SOURCE EXCERPT:
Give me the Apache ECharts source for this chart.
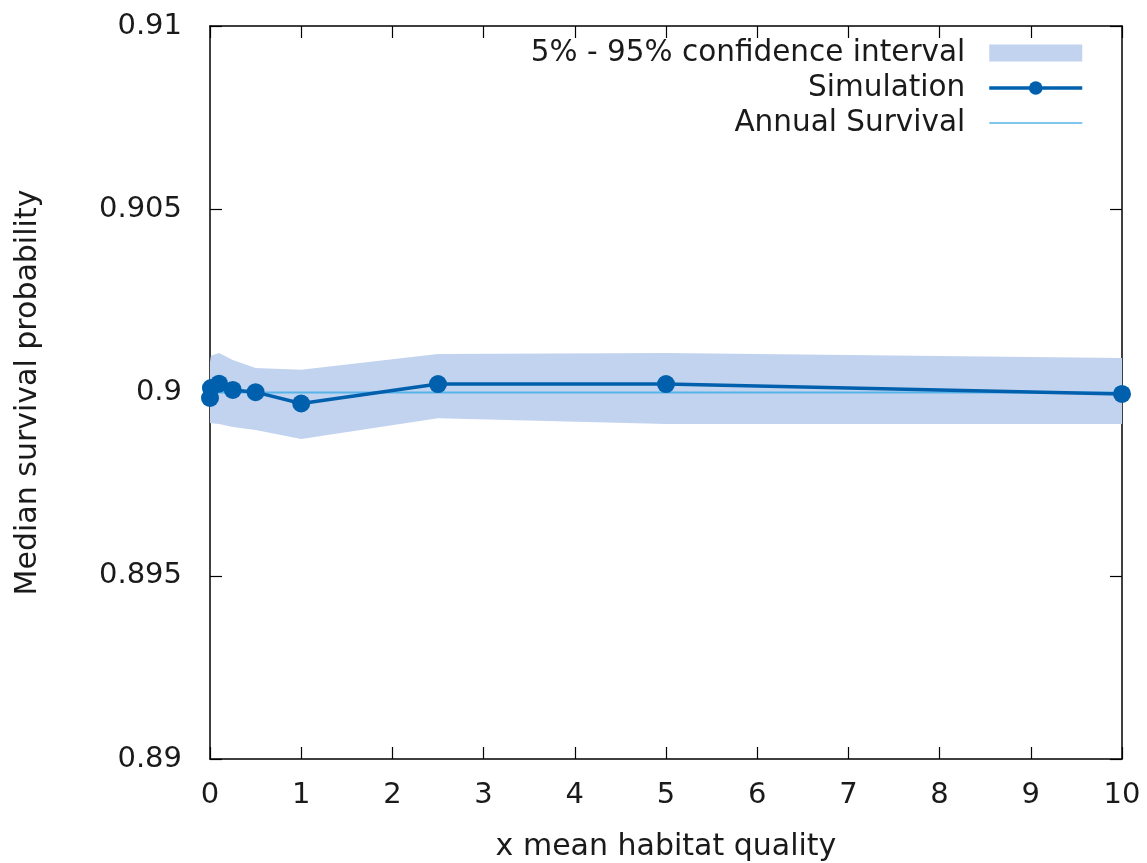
<!DOCTYPE html>
<html>
<head>
<meta charset="utf-8">
<script src="https://cdn.jsdelivr.net/npm/echarts@6/dist/echarts.min.js"></script>
<style>
  html, body { margin: 0; padding: 0; background: #fff; }
  #main { width: 1147px; height: 863px; }
</style>
</head>
<body>
<div id="main"></div>
<script>
// x mean habitat quality
const xValues = [0, 0.01, 0.1, 0.25, 0.5, 1, 2.5, 5, 10];
// median survival (Simulation)
const simValues = [0.89985, 0.90012, 0.90024, 0.90007, 0.90001, 0.89970, 0.90023, 0.90023, 0.89996];
// 5% - 95% confidence interval
const bandLow = [0.89917, 0.89916, 0.89914, 0.89906, 0.89898, 0.89873, 0.89930, 0.89914, 0.89914];
const bandHigh = [0.90083, 0.90100, 0.90108, 0.90089, 0.90067, 0.90062, 0.90105, 0.90108, 0.90094];
// annual survival reference
const annualX = [0, 10];
const annualValue = 0.9;

const xTicks = [0, 1, 2, 3, 4, 5, 6, 7, 8, 9, 10];

const FONT = 'DejaVu Sans';
const cText = '#1a1a1a';
const cBand = '#c2d3ef';
const cSim = '#0060ad';
const cAnnual = '#56b4e9';

const myChart = echarts.init(document.getElementById('main'));

const axisCommon = {
    axisLine: { show: true, onZero: false, lineStyle: { color: '#000', width: 1.5 } },
    axisTick: { show: true, inside: true, length: 12, lineStyle: { color: '#000', width: 1.2 } },
    splitLine: { show: false },
};

const option = {
    animation: false,
    backgroundColor: '#fff',
    textStyle: { fontFamily: FONT },
    grid: { left: 210, right: 25, top: 26, bottom: 104, containLabel: false, outerBoundsMode: 'none' },
    legend: {
        orient: 'vertical',
        right: 58,
        top: 33,
        align: 'right',
        itemWidth: 93,
        itemHeight: 17,
        itemGap: 5,
        textStyle: { fontFamily: FONT, fontSize: 29.5, color: cText, padding: [0, 19, 0, 0] },
        data: [
            { name: '5% - 95% confidence interval', icon: 'rect' },
            { name: 'Simulation', lineStyle: { width: 3.5 } },
            { name: 'Annual Survival', itemStyle: { color: 'rgba(0,0,0,0)', borderWidth: 0 }, lineStyle: { width: 1.5 } },
        ],
    },
    xAxis: [{
        ...axisCommon,
        type: 'value',
        min: 0,
        max: 10,
        interval: 1,
        name: 'x mean habitat quality',
        nameLocation: 'middle',
        nameGap: 73,
        nameTextStyle: { fontFamily: FONT, fontSize: 30, color: cText, verticalAlign: 'top' },
        axisLabel: {
            fontFamily: FONT, fontSize: 29, color: cText, margin: 22,
            customValues: xTicks,
        },
    }, {
        ...axisCommon,
        type: 'value',
        position: 'top',
        min: 0,
        max: 10,
        interval: 1,
        axisLabel: { show: false },
    }],
    yAxis: [{
        ...axisCommon,
        type: 'value',
        min: 0.89,
        max: 0.91,
        interval: 0.005,
        name: 'Median survival probability',
        nameLocation: 'middle',
        nameGap: 167,
        nameTextStyle: { fontFamily: FONT, fontSize: 30, color: cText },
        axisLabel: {
            fontFamily: FONT, fontSize: 29, color: cText, margin: 28,
            padding: [0, 0, 7, 0],
            formatter: v => String(+v.toFixed(3)),
        },
    }, {
        ...axisCommon,
        type: 'value',
        position: 'right',
        min: 0.89,
        max: 0.91,
        interval: 0.005,
        axisLabel: { show: false },
    }],
    series: [
        {
            name: '5% - 95% confidence interval',
            type: 'custom',
            z: 1,
            itemStyle: { color: cBand },
            data: xValues.map((x, i) => [x, bandLow[i], bandHigh[i]]),
            renderItem: (params, api) => {
                if (params.dataIndex !== 0) return null;
                const top = xValues.map((x, i) => api.coord([x, bandHigh[i]]));
                const bot = xValues.map((x, i) => api.coord([x, bandLow[i]])).reverse();
                return {
                    type: 'polygon',
                    shape: { points: top.concat(bot) },
                    style: { fill: cBand },
                };
            },
        },
        {
            name: 'Annual Survival',
            type: 'line',
            z: 3,
            showSymbol: false,
            symbol: 'none',
            lineStyle: { color: cAnnual, width: 2 },
            itemStyle: { color: cAnnual },
            data: annualX.map(x => [x, annualValue]),
        },
        {
            name: 'Simulation',
            type: 'line',
            z: 4,
            symbol: 'circle',
            symbolSize: 18,
            lineStyle: { color: cSim, width: 3.5 },
            itemStyle: { color: cSim },
            data: xValues.map((x, i) => [x, simValues[i]]),
        },
    ],
};

myChart.setOption(option);
</script>
</body>
</html>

EXERCISE AIM:
Keep every word of the data as it is when you write it out, but drop the pictures.

COMPLETE OUTPUT:
Give me the Apache ECharts source for this chart.
<!DOCTYPE html>
<html>
<head>
<meta charset="utf-8">
<script src="https://cdn.jsdelivr.net/npm/echarts@6/dist/echarts.min.js"></script>
<style>
  html, body { margin: 0; padding: 0; background: #fff; }
  #main { width: 1147px; height: 863px; }
</style>
</head>
<body>
<div id="main"></div>
<script>
// x mean habitat quality
const xValues = [0, 0.01, 0.1, 0.25, 0.5, 1, 2.5, 5, 10];
// median survival (Simulation)
const simValues = [0.89985, 0.90012, 0.90024, 0.90007, 0.90001, 0.89970, 0.90023, 0.90023, 0.89996];
// 5% - 95% confidence interval
const bandLow = [0.89917, 0.89916, 0.89914, 0.89906, 0.89898, 0.89873, 0.89930, 0.89914, 0.89914];
const bandHigh = [0.90083, 0.90100, 0.90108, 0.90089, 0.90067, 0.90062, 0.90105, 0.90108, 0.90094];
// annual survival reference
const annualX = [0, 10];
const annualValue = 0.9;

const xTicks = [0, 1, 2, 3, 4, 5, 6, 7, 8, 9, 10];

const FONT = 'DejaVu Sans';
const cText = '#1a1a1a';
const cBand = '#c2d3ef';
const cSim = '#0060ad';
const cAnnual = '#56b4e9';

const myChart = echarts.init(document.getElementById('main'));

const axisCommon = {
    axisLine: { show: true, onZero: false, lineStyle: { color: '#000', width: 1.5 } },
    axisTick: { show: true, inside: true, length: 12, lineStyle: { color: '#000', width: 1.2 } },
    splitLine: { show: false },
};

const option = {
    animation: false,
    backgroundColor: '#fff',
    textStyle: { fontFamily: FONT },
    grid: { left: 210, right: 25, top: 26, bottom: 104, containLabel: false, outerBoundsMode: 'none' },
    legend: {
        orient: 'vertical',
        right: 58,
        top: 33,
        align: 'right',
        itemWidth: 93,
        itemHeight: 17,
        itemGap: 5,
        textStyle: { fontFamily: FONT, fontSize: 29.5, color: cText, padding: [0, 19, 0, 0] },
        data: [
            { name: '5% - 95% confidence interval', icon: 'rect' },
            { name: 'Simulation', lineStyle: { width: 3.5 } },
            { name: 'Annual Survival', itemStyle: { color: 'rgba(0,0,0,0)', borderWidth: 0 }, lineStyle: { width: 1.5 } },
        ],
    },
    xAxis: [{
        ...axisCommon,
        type: 'value',
        min: 0,
        max: 10,
        interval: 1,
        name: 'x mean habitat quality',
        nameLocation: 'middle',
        nameGap: 73,
        nameTextStyle: { fontFamily: FONT, fontSize: 30, color: cText, verticalAlign: 'top' },
        axisLabel: {
            fontFamily: FONT, fontSize: 29, color: cText, margin: 22,
            customValues: xTicks,
        },
    }, {
        ...axisCommon,
        type: 'value',
        position: 'top',
        min: 0,
        max: 10,
        interval: 1,
        axisLabel: { show: false },
    }],
    yAxis: [{
        ...axisCommon,
        type: 'value',
        min: 0.89,
        max: 0.91,
        interval: 0.005,
        name: 'Median survival probability',
        nameLocation: 'middle',
        nameGap: 167,
        nameTextStyle: { fontFamily: FONT, fontSize: 30, color: cText },
        axisLabel: {
            fontFamily: FONT, fontSize: 29, color: cText, margin: 28,
            padding: [0, 0, 7, 0],
            formatter: v => String(+v.toFixed(3)),
        },
    }, {
        ...axisCommon,
        type: 'value',
        position: 'right',
        min: 0.89,
        max: 0.91,
        interval: 0.005,
        axisLabel: { show: false },
    }],
    series: [
        {
            name: '5% - 95% confidence interval',
            type: 'custom',
            z: 1,
            itemStyle: { color: cBand },
            data: xValues.map((x, i) => [x, bandLow[i], bandHigh[i]]),
            renderItem: (params, api) => {
                if (params.dataIndex !== 0) return null;
                const top = xValues.map((x, i) => api.coord([x, bandHigh[i]]));
                const bot = xValues.map((x, i) => api.coord([x, bandLow[i]])).reverse();
                return {
                    type: 'polygon',
                    shape: { points: top.concat(bot) },
                    style: { fill: cBand },
                };
            },
        },
        {
            name: 'Annual Survival',
            type: 'line',
            z: 3,
            showSymbol: false,
            symbol: 'none',
            lineStyle: { color: cAnnual, width: 2 },
            itemStyle: { color: cAnnual },
            data: annualX.map(x => [x, annualValue]),
        },
        {
            name: 'Simulation',
            type: 'line',
            z: 4,
            symbol: 'circle',
            symbolSize: 18,
            lineStyle: { color: cSim, width: 3.5 },
            itemStyle: { color: cSim },
            data: xValues.map((x, i) => [x, simValues[i]]),
        },
    ],
};

myChart.setOption(option);
</script>
</body>
</html>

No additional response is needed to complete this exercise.